>> Start DATA SECTION

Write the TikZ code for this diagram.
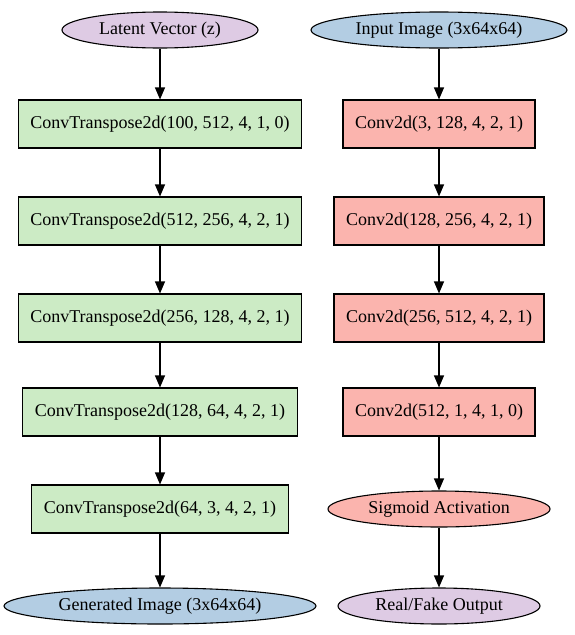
\documentclass[tikz,border=0pt]{standalone}
\usepackage{fontspec}
\setmainfont{Liberation Serif}
\usetikzlibrary{shapes.geometric,arrows.meta}

\definecolor{genfill}{HTML}{CCEBC5}
\definecolor{discfill}{HTML}{FBB4AE}
\definecolor{imgfill}{HTML}{B3CDE3}
\definecolor{vecfill}{HTML}{DECBE4}

\tikzset{every picture/.style={line width=1.1pt}}
\tikzset{
  layerbox/.style={draw, rectangle, minimum height=48pt, inner xsep=12pt, font=\fontsize{18}{20}\selectfont},
  ovalnode/.style={draw, ellipse, minimum height=36pt, inner sep=0pt, font=\fontsize{18}{20}\selectfont},
  flow/.style={-{Triangle[length=12pt,width=10pt]}}
}

\begin{document}
\begin{tikzpicture}[x=1pt,y=1pt,yscale=-1,xscale=1]
\useasboundingbox (0,0) rectangle (575,635);

%Generator column
\node [ovalnode, fill=vecfill, minimum width=196pt] (z) at (160,30) {Latent Vector (z)};
\node [layerbox, fill=genfill] (g1) at (160,124) {ConvTranspose2d(100, 512, 4, 1, 0)};
\node [layerbox, fill=genfill] (g2) at (160,221) {ConvTranspose2d(512, 256, 4, 2, 1)};
\node [layerbox, fill=genfill] (g3) at (160,318) {ConvTranspose2d(256, 128, 4, 2, 1)};
\node [layerbox, fill=genfill] (g4) at (160,412) {ConvTranspose2d(128, 64, 4, 2, 1)};
\node [layerbox, fill=genfill] (g5) at (160,509) {ConvTranspose2d(64, 3, 4, 2, 1)};
\node [ovalnode, fill=imgfill, minimum width=312pt] (gout) at (160,606) {Generated Image (3x64x64)};

%Discriminator column
\node [ovalnode, fill=imgfill, minimum width=256pt] (x) at (439,30) {Input Image (3x64x64)};
\node [layerbox, fill=discfill] (d1) at (439,124) {Conv2d(3, 128, 4, 2, 1)};
\node [layerbox, fill=discfill] (d2) at (439,221) {Conv2d(128, 256, 4, 2, 1)};
\node [layerbox, fill=discfill] (d3) at (439,318) {Conv2d(256, 512, 4, 2, 1)};
\node [layerbox, fill=discfill] (d4) at (439,412) {Conv2d(512, 1, 4, 1, 0)};
\node [ovalnode, fill=discfill, minimum width=222pt] (sig) at (439,509) {Sigmoid Activation};
\node [ovalnode, fill=vecfill, minimum width=202pt] (dout) at (439,606) {Real/Fake Output};

%Edges
\draw [flow] (z) -- (g1);
\draw [flow] (g1) -- (g2);
\draw [flow] (g2) -- (g3);
\draw [flow] (g3) -- (g4);
\draw [flow] (g4) -- (g5);
\draw [flow] (g5) -- (gout);
\draw [flow] (x) -- (d1);
\draw [flow] (d1) -- (d2);
\draw [flow] (d2) -- (d3);
\draw [flow] (d3) -- (d4);
\draw [flow] (d4) -- (sig);
\draw [flow] (sig) -- (dout);
\end{tikzpicture}
\end{document}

>> End DATA SECTION

◆ **WHAT YOU NEED TO DO**
Could the lines from the top of the material through the line with "(0,0) rectangle (575,635);" be repeated exactly, pictures left out?

◆ **TASK SOLUTION**
Write the TikZ code for this diagram.
\documentclass[tikz,border=0pt]{standalone}
\usepackage{fontspec}
\setmainfont{Liberation Serif}
\usetikzlibrary{shapes.geometric,arrows.meta}

\definecolor{genfill}{HTML}{CCEBC5}
\definecolor{discfill}{HTML}{FBB4AE}
\definecolor{imgfill}{HTML}{B3CDE3}
\definecolor{vecfill}{HTML}{DECBE4}

\tikzset{every picture/.style={line width=1.1pt}}
\tikzset{
  layerbox/.style={draw, rectangle, minimum height=48pt, inner xsep=12pt, font=\fontsize{18}{20}\selectfont},
  ovalnode/.style={draw, ellipse, minimum height=36pt, inner sep=0pt, font=\fontsize{18}{20}\selectfont},
  flow/.style={-{Triangle[length=12pt,width=10pt]}}
}

\begin{document}
\begin{tikzpicture}[x=1pt,y=1pt,yscale=-1,xscale=1]
\useasboundingbox (0,0) rectangle (575,635);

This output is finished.